Because that's what Apple says. The whole reason we have the ability to swipe away apps is due to the second part of the bolded quote. No software is perfect.

But carry on swiping away all of your apps. You're not hurting anybody by doing it even if it is counter to what the manufacturer/developer says. I just wouldn't expect to see them change their tune after all these years.
 
Which is the important take away. Why do something that is the job of the OS (manage RAM)?
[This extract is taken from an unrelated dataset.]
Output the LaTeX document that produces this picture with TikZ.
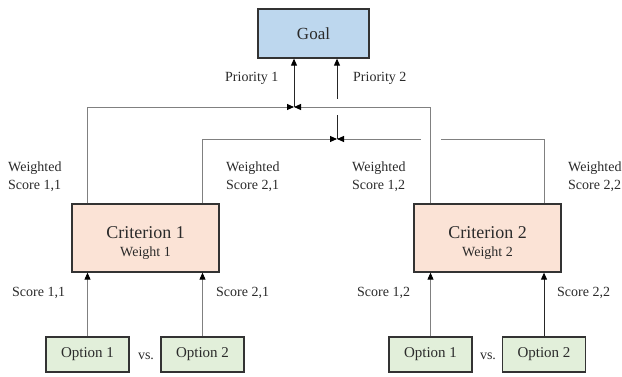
\documentclass[tikz,border=0pt]{standalone}
\usepackage{fontspec}
\setmainfont{Liberation Serif}
\usetikzlibrary{arrows.meta,calc}
\definecolor{goalfill}{HTML}{BDD7EE}
\definecolor{critfill}{HTML}{FBE3D6}
\definecolor{optfill}{HTML}{E2EFDA}
\definecolor{edgecol}{HTML}{333333}
\definecolor{wire}{HTML}{808080}
\definecolor{txt}{HTML}{2B2B2B}
\begin{document}
\begin{tikzpicture}[x=1pt,y=-1pt,
 box/.style={draw=edgecol, line width=1.3pt, inner sep=0pt, text=txt, align=center},
 critbox/.style={box, fill=critfill, minimum width=147pt, minimum height=68pt, font=\fontsize{18}{18}\selectfont},
 optbox/.style={box, fill=optfill, minimum width=83pt, minimum height=35pt, font=\fontsize{15}{18}\selectfont},
 lbl/.style={inner sep=0pt, text=txt, font=\fontsize{14}{18}\selectfont, align=left},
 wireline/.style={draw=wire, line width=0.9pt},
 darkline/.style={draw=black!85, line width=0.9pt},
 arr/.style={-{Triangle[length=7pt,width=6pt,color=black]}},
]
\useasboundingbox[fill=white] (0,0) rectangle (622,377);
% boxes
\node[box, fill=goalfill, minimum width=111pt, minimum height=49pt, font=\fontsize{17}{20}\selectfont] (goal) at (313.5,33.5) {Goal};
\node[critbox] (crit1) at (145.5,238) {\rule{0pt}{22pt}Criterion 1\\\fontsize{14}{18}\selectfont Weight 1};
\node[critbox] (crit2) at (487.5,238) {\rule{0pt}{22pt}Criterion 2\\\fontsize{14}{18}\selectfont Weight 2};
\node[optbox] (o11) at (87.5,354.5) {Option 1};
\node[optbox] (o21) at (202.5,354.5) {Option 2};
\node[optbox] (o12) at (430.5,354.5) {Option 1};
\node[optbox] (o22) at (544,354.5) {Option 2};
\node[lbl] (vs1) at (146,356) {vs.};
\node[lbl] (vs2) at (488,356) {vs.};
% junctions
\coordinate (j1) at (294,107);
\coordinate (j2) at (337,139);
% option -> criterion
\draw[wireline,arr] (o11) -- (o11 |- crit1.south);
\draw[wireline,arr] (o21) -- (o21 |- crit1.south);
\draw[wireline,arr] (o12) -- (o12 |- crit2.south);
\draw[darkline,arr] (o22) -- (o22 |- crit2.south);
% weighted scores
\draw[wireline,arr] (o11 |- crit1.north) |- (j1);
\draw[wireline,arr] (o12 |- crit2.north) |- (j1);
\draw[wireline,arr] (o21 |- crit1.north) |- (j2);
\draw[wireline] (o22 |- crit2.north) |- ($(o12 |- j2)+(10,0)$);
\draw[wireline,arr] ($(o12 |- j2)+(-10,0)$) -- (j2);
% priorities
\draw[darkline,arr] (j1) -- (j1 |- goal.south);
\draw[darkline] (j2) -- ($(j2 |- j1)+(0,8)$);
\draw[darkline,arr] ($(j2 |- j1)+(0,-8)$) -- (j2 |- goal.south);
% labels
\node[lbl, anchor=west] (p1) at (225,78) {Priority 1};
\node[lbl, anchor=west] (p2) at (353,78) {Priority 2};
\node[lbl, anchor=west] (w11) at (8,177) {Weighted\\Score 1,1};
\node[lbl, anchor=west] (w21) at (226,177) {Weighted\\Score 2,1};
\node[lbl, anchor=west] (w12) at (352,177) {Weighted\\Score 1,2};
\node[lbl, anchor=west] (w22) at (568,177) {Weighted\\Score 2,2};
\node[lbl, anchor=west] (s11) at (12,293) {Score 1,1};
\node[lbl, anchor=west] (s21) at (216,293) {Score 2,1};
\node[lbl, anchor=west] (s12) at (357,293) {Score 1,2};
\node[lbl, anchor=west] (s22) at (557,293) {Score 2,2};
\end{tikzpicture}
\end{document}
And why close all at once, is there some troubleshooting benefit?

I personally believe that apps such as Google Maps, YouTube (at least the premium version with background activity enabled) or Instagram continue to run for far longer than they should.
 
Yup- I think they moved it to the iOS forum.
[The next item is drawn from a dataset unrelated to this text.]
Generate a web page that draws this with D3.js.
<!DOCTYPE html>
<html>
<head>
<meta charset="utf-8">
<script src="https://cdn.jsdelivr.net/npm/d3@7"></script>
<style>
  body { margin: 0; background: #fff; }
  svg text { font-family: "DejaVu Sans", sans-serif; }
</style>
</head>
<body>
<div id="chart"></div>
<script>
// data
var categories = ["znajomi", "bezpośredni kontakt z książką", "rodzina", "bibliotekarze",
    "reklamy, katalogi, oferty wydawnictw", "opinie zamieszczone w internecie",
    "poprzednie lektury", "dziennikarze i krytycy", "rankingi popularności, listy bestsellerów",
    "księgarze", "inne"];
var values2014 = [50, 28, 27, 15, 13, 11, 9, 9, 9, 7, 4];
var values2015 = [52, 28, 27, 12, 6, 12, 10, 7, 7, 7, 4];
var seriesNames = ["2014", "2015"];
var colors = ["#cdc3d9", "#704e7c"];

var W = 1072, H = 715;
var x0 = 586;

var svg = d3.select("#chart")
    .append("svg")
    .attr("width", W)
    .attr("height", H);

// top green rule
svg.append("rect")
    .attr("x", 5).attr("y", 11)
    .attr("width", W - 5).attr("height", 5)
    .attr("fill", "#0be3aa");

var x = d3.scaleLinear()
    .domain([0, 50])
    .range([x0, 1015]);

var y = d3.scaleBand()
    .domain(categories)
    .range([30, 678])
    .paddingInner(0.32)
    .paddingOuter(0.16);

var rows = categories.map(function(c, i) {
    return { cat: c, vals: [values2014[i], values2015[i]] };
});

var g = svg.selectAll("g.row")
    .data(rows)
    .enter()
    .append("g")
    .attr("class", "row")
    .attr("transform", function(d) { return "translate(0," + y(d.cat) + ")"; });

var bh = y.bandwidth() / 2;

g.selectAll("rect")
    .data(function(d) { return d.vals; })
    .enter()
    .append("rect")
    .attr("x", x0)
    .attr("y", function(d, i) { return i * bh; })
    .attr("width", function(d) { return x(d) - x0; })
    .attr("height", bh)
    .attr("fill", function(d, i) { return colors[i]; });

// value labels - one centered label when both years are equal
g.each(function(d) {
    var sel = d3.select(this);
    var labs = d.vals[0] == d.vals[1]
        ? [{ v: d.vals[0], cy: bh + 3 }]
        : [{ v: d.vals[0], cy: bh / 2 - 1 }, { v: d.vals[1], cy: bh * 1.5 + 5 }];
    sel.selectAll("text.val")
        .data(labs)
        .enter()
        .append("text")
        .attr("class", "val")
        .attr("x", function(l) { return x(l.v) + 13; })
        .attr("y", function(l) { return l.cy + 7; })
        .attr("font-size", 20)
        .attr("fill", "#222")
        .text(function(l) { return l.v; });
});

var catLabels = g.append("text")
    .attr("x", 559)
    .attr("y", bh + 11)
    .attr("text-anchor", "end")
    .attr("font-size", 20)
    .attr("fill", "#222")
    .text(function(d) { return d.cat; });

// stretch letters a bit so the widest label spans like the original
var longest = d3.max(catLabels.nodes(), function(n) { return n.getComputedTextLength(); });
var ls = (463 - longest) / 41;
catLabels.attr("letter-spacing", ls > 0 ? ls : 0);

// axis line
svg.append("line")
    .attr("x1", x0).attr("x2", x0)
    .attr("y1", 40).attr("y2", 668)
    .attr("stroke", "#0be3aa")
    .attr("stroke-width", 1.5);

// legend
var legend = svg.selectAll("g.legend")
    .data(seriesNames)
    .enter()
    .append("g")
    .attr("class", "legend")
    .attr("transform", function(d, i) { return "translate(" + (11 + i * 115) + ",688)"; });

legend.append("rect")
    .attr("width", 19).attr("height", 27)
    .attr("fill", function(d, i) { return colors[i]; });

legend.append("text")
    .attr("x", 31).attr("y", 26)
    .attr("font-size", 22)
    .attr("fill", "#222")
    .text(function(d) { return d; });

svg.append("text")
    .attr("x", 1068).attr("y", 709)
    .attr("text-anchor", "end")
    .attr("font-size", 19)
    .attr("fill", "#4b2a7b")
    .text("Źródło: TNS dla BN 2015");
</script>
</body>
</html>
Not sure if there’s really a benefit when closing the app, but it makes me feel good that there’s nothing running in the background and reduce the risk of battery drain.

Apple - how hard is it to add a darn button!!!???
 
Yup- I think they moved it to the iOS forum.

Not sure if there’s really a benefit when closing the app, but it makes me feel good that there’s nothing running in the background and reduce the risk of battery drain.

Apple - how hard is it to add a darn button!!!???
Not sure if you've been told so I'll be that guy.

You're causing more strain on your battery by forcing all of your apps to open from a zero state rather than recalling from the app switcher.

 
Why on earth would you want this feature. There is zero benefit to closing an application on iOS due to the way iOS handles its memory management and multitasking. The only reason you should ever need to close an app this way is if the app isn’t working properly

 
Yup- I think they moved it to the iOS forum.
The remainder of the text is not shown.